Smartphone Makers Pressed to Address Growing Theft Problem

1:16 p.m. | Updated This post was changed to include the name of the company that estimated the total cost of cellphone theft.

Seeking to curb a nationwide increase in smartphone thefts, New York's attorney general and San Francisco's district attorney on Thursday announced an initiative to push the industry to develop technologies that will discourage theft and dry up the market for stolen devices.

The new group, the Secure Our Smartphones Initiative, will include prosecutors, political officials, law enforcement and consumer advocates from over a dozen states. The co-chairmen will be the New York attorney general, Eric T. Schneiderman, and the San Francisco district attorney, George Gascón.

Mr. Gascón and Mr. Schneiderman were scheduled to meet Thursday afternoon with representatives from Apple, Samsung, Google's Motorola unit and Microsoft, which have about 90 percent of the smartphone market.
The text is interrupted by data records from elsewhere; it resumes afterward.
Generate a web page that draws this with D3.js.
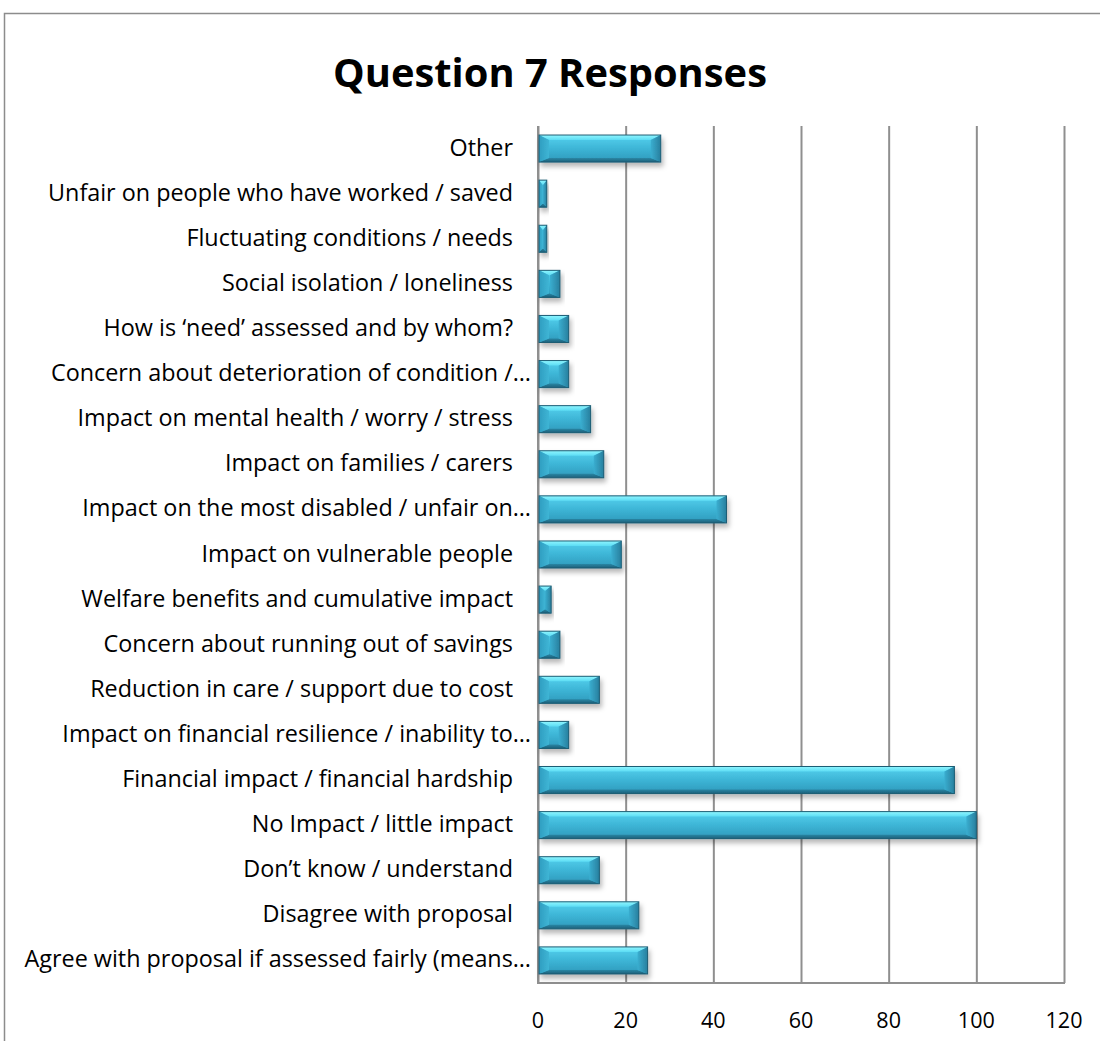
<!DOCTYPE html>
<html>
<head>
<meta charset="utf-8">
<script src="https://cdn.jsdelivr.net/npm/d3@7"></script>
<style>
  html, body { margin: 0; padding: 0; background: #fff; }
  svg { display: block; }
  text { font-family: "Open Sans", Lato, "DejaVu Sans", sans-serif; fill: #000; }
</style>
</head>
<body>
<svg id="chart" width="1100" height="1041"></svg>
<script>
// Response categories, top to bottom
const categories = [
  "Other",
  "Unfair on people who have worked / saved",
  "Fluctuating conditions / needs",
  "Social isolation / loneliness",
  "How is \u2018need\u2019 assessed and by whom?",
  "Concern about deterioration of condition /\u2026",
  "Impact on mental health / worry / stress",
  "Impact on families / carers",
  "Impact on the most disabled / unfair on\u2026",
  "Impact on vulnerable people",
  "Welfare benefits and cumulative impact",
  "Concern about running out of savings",
  "Reduction in care / support due to cost",
  "Impact on financial resilience / inability to\u2026",
  "Financial impact / financial hardship",
  "No Impact / little impact",
  "Don\u2019t know / understand",
  "Disagree with proposal",
  "Agree with proposal if assessed fairly (means\u2026"
];

// Number of responses per category
const counts = [28, 2, 2, 5, 7, 7, 12, 15, 43, 19, 3, 5, 14, 7, 95, 100, 14, 23, 25];

const xTicks = [0, 20, 40, 60, 80, 100, 120];
const titleText = "Question 7 Responses";

const svg = d3.select("#chart");
const W = 1100, H = 1041;
const plot = { left: 538, right: 1064, top: 126, bottom: 983 };

// Scale a text element's font size so it spans the given width
function fitWidth(sel, width) {
  const node = sel.node();
  const base = parseFloat(sel.style("font-size"));
  const len = node.getComputedTextLength();
  const size = base * width / len;
  sel.style("font-size", size + "px");
  return size;
}

// Outer chart frame
svg.append("rect")
  .attr("x", 4.5).attr("y", 13.5)
  .attr("width", W + 20).attr("height", H + 20)
  .attr("fill", "#fff").attr("stroke", "#8c8c8c").attr("stroke-width", 1.5);

// Title
const title = svg.append("text")
  .attr("x", 550).attr("y", 87)
  .attr("text-anchor", "middle")
  .style("font-size", "36px").style("font-weight", "700")
  .text(titleText);
fitWidth(title, 434);

const x = d3.scaleLinear().domain([0, 120]).range([plot.left, plot.right]);
const y = d3.scaleBand().domain(categories).range([plot.top, plot.bottom]).paddingInner(0.4).paddingOuter(0.2);

// Defs: gradients and shadow for the bevelled bars
const defs = svg.append("defs");
const grad = (id, stops, horiz) => {
  const g = defs.append("linearGradient").attr("id", id)
    .attr("x1", 0).attr("y1", 0).attr("x2", horiz ? 1 : 0).attr("y2", horiz ? 0 : 1);
  stops.forEach(([o, c]) => g.append("stop").attr("offset", o).attr("stop-color", c));
};
grad("face", [[0, "#56d2ef"], [0.5, "#3db5d6"], [1, "#2e98ba"]]);
grad("topFacet", [[0, "#8ff6ff"], [1, "#5cdcf4"]]);
grad("botFacet", [[0, "#2a86a4"], [1, "#1c5f79"]]);
grad("leftFacet", [[0, "#2f9dc0"], [1, "#3fb5d5"]], true);
grad("rightFacet", [[0, "#3aaed0"], [1, "#287f9e"]], true);
const sh = defs.append("filter").attr("id", "shadow")
  .attr("x", "-10%").attr("y", "-30%").attr("width", "130%").attr("height", "190%");
sh.append("feDropShadow").attr("dx", 2).attr("dy", 4).attr("stdDeviation", 2.5)
  .attr("flood-color", "#000").attr("flood-opacity", 0.28);

// Vertical gridlines
const xAxisG = svg.append("g").attr("transform", `translate(0,${plot.bottom})`);
xAxisG.call(d3.axisBottom(x).tickValues(xTicks).tickSize(-(plot.bottom - plot.top)).tickFormat(""))
  .call(g => g.select(".domain").remove())
  .call(g => g.selectAll(".tick line").attr("stroke", "#8f8f8f").attr("stroke-width", 2));

// Axis lines
svg.append("line").attr("x1", plot.left).attr("x2", plot.left)
  .attr("y1", plot.top).attr("y2", plot.bottom).attr("stroke", "#8f8f8f").attr("stroke-width", 2);
svg.append("line").attr("x1", plot.left - 1).attr("x2", plot.right + 1)
  .attr("y1", plot.bottom).attr("y2", plot.bottom).attr("stroke", "#8f8f8f").attr("stroke-width", 2);

// Tick labels
const tickLabels = svg.append("g").selectAll("text").data(xTicks).join("text")
  .attr("x", d => x(d)).attr("y", 1028)
  .attr("text-anchor", "middle")
  .style("font-size", "20px")
  .text(d => d);
fitWidth(tickLabels.filter(d => d === 120), 37);
tickLabels.style("font-size", tickLabels.filter(d => d === 120).style("font-size"));

// Category labels
const labels = svg.append("g").selectAll("text").data(categories).join("text")
  .attr("x", d => d.endsWith("\u2026") ? 531 : 513)
  .attr("y", d => y(d) + y.bandwidth() / 2 + 7)
  .attr("text-anchor", "end")
  .style("font-size", "20px")
  .text(d => d);
const labelSize = fitWidth(labels.filter((d, i) => i === 1), 465);
labels.style("font-size", labelSize + "px");

// Bevelled bars
const bars = svg.append("g").selectAll("g").data(categories).join("g")
  .attr("filter", "url(#shadow)");

bars.each(function (d, i) {
  const g = d3.select(this);
  const x0 = x(0) + 1, x1 = x(counts[i]);
  const y0 = y(d), h = y.bandwidth(), y1 = y0 + h;
  const w = x1 - x0;
  const bx = Math.min(10, w / 2), bt = Math.min(5, h / 2), bb = Math.min(4, h / 2);
  const poly = pts => pts.map(p => p.join(",")).join(" ");
  g.append("rect").attr("x", x0).attr("y", y0).attr("width", w).attr("height", h)
    .attr("fill", "url(#face)");
  g.append("polygon").attr("points", poly([[x0, y0], [x1, y0], [x1 - bx, y0 + bt], [x0 + bx, y0 + bt]]))
    .attr("fill", "url(#topFacet)");
  g.append("polygon").attr("points", poly([[x0, y1], [x1, y1], [x1 - bx, y1 - bb], [x0 + bx, y1 - bb]]))
    .attr("fill", "url(#botFacet)");
  g.append("polygon").attr("points", poly([[x0, y0], [x0 + bx, y0 + bt], [x0 + bx, y1 - bb], [x0, y1]]))
    .attr("fill", "url(#leftFacet)");
  g.append("polygon").attr("points", poly([[x1, y0], [x1 - bx, y0 + bt], [x1 - bx, y1 - bb], [x1, y1]]))
    .attr("fill", "url(#rightFacet)");
  g.append("rect").attr("x", x0).attr("y", y0).attr("width", w).attr("height", h)
    .attr("fill", "none").attr("stroke", "#1f5d74").attr("stroke-width", 1);
});
</script>
</body>
</html>
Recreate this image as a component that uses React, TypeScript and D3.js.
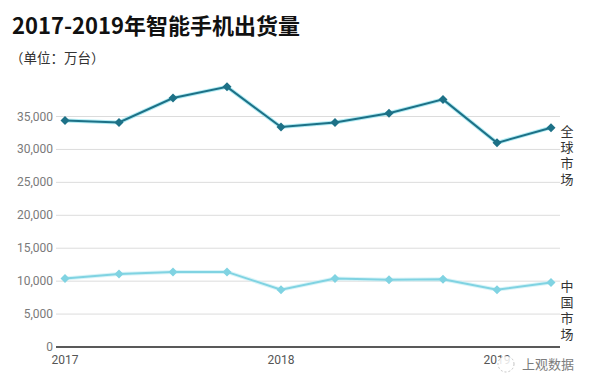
import * as d3 from "d3";
import React from "react";

// quarterly shipments, 2017Q1 - 2019Q2 (万台)
const quarters = ["2017Q1", "2017Q2", "2017Q3", "2017Q4", "2018Q1", "2018Q2", "2018Q3", "2018Q4", "2019Q1", "2019Q2"];
const globalMarket = [34400, 34100, 37800, 39500, 33400, 34100, 35500, 37600, 31000, 33300];
const chinaMarket = [10400, 11100, 11400, 11400, 8700, 10400, 10200, 10300, 8700, 9800];
const yTicks = [0, 5000, 10000, 15000, 20000, 25000, 30000, 35000];
const xLabels = [
  { q: "2017Q1", text: "2017" },
  { q: "2018Q1", text: "2018" },
  { q: "2019Q1", text: "2019" },
];

const W = 595;
const H = 389;
const margin = { top: 80, right: 35, bottom: 42, left: 56 };

const font = "Roboto, 'Noto Sans CJK SC', sans-serif";
const cjk = "'Noto Sans CJK SC', sans-serif";

export default function App() {
  const innerW = W - margin.left - margin.right;
  const x = d3
    .scalePoint<string>()
    .domain(quarters)
    .range([margin.left + 9, margin.left + 495]);
  const y = d3
    .scaleLinear()
    .domain([0, 35000])
    .range([H - margin.bottom, H - margin.bottom - 230.5]);

  const line = d3
    .line<number>()
    .x((_, i) => x(quarters[i]) as number)
    .y((d) => y(d));

  // square turned 45deg
  const diamond = "M0,-4.5L4.5,0L0,4.5L-4.5,0Z";
  const fmt = d3.format(",");

  const series = [
    { data: globalMarket, color: "#1d7187", glow: "#8fe3ee", label: "全球市场" },
    { data: chinaMarket, color: "#80d3e2", glow: "#c9f0f5", label: "中国市场" },
  ];

  return (
    <svg width={W} height={H} style={{ position: "absolute", left: 0, top: 0, background: "#fff" }}>
      <text x={12} y={34} fontFamily={cjk} fontSize={22} fontWeight="bold" fill="#111">
        2017-2019年智能手机出货量
      </text>
      <text x={10} y={63} fontFamily={cjk} fontSize={13.5} fill="#333">
        （单位：万台）
      </text>

      {/* grid */}
      {yTicks.map((t) => (
        <g key={t}>
          {t > 0 && (
            <line
              x1={margin.left}
              x2={margin.left + innerW}
              y1={y(t)}
              y2={y(t)}
              stroke="#dcdcdc"
              strokeWidth={1}
            />
          )}
          <text x={53} y={y(t) + 4} textAnchor="end" fontFamily={font} fontSize={12} fill="#7a7a7a">
            {fmt(t)}
          </text>
        </g>
      ))}
      <line
        x1={margin.left}
        x2={margin.left + innerW}
        y1={y(0)}
        y2={y(0)}
        stroke="#222"
        strokeWidth={1.5}
      />
      {xLabels.map((l) => (
        <text
          key={l.q}
          x={x(l.q)}
          y={y(0) + 17}
          textAnchor="middle"
          fontFamily={font}
          fontSize={12}
          fill="#555"
        >
          {l.text}
        </text>
      ))}

      {series.map((s) => (
        <g key={s.label}>
          <path d={line(s.data) as string} fill="none" stroke={s.glow} strokeWidth={4} opacity={0.7} />
          <path d={line(s.data) as string} fill="none" stroke={s.color} strokeWidth={2} />
          {s.data.map((d, i) => (
            <path key={i} d={diamond} transform={`translate(${x(quarters[i])},${y(d)})`} fill={s.color} />
          ))}
          <text
            x={567}
            y={y(s.data[s.data.length - 1]) - 3}
            fontFamily={cjk}
            fontSize={13}
            fill="#333"
            letterSpacing={3}
            style={{ writingMode: "vertical-rl" }}
          >
            {s.label}
          </text>
        </g>
      ))}

      {/* watermark */}
      <g opacity={0.85}>
        <circle cx={506} cy={364} r={8} fill="#fff" stroke="#bbb" strokeDasharray="2 2" />
        <text x={522} y={369} fontFamily={cjk} fontSize={13} fill="#666">
          上观数据
        </text>
      </g>
    </svg>
  );
}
“It is totally unacceptable that we have an epidemic of crime that we believe can be eliminated if the technological fixes that we believe are available are put into place,” Mr. Schneiderman said.

The coalition is encouraging manufacturers to equip all smartphones with a “kill switch.” When consumers reported to providers that their cellphone had been stolen, the phone, like a stolen credit card, would be rendered inoperable.

“For the thieves who would steal them,” Mr. Schneiderman said, the phones would be “nothing more than a paperweight.”

The loss and theft of cellphones cost consumers over $30 billion in 2012, according to a recent study by Lookout, a San Francisco mobile security company. About 113 smartphones are lost or stolen each minute in the United States and, according to the Federal Communications Commission, cellphone thefts account for 30 to 40 percent of all robberies nationwide. In New York City, the thefts increased 40 percent last year alone.

“The industry has the moral and the social obligation to fix this problem,” Mr. Gascón said. “There are very few things that can be fixed with a technological solution, and this is one of them.”

Apple said on Monday that its next mobile operating system, iOS7, to be released in the fall, has a new feature called Activation Lock that will help to thwart theft. An Apple representative was not immediately available to comment.

Though he did not specify how the coalition would make manufacturers comply with its demands, Mr. Schneiderman said, “The stakes here are very high and we intend to pursue this with every tool in our toolbox.”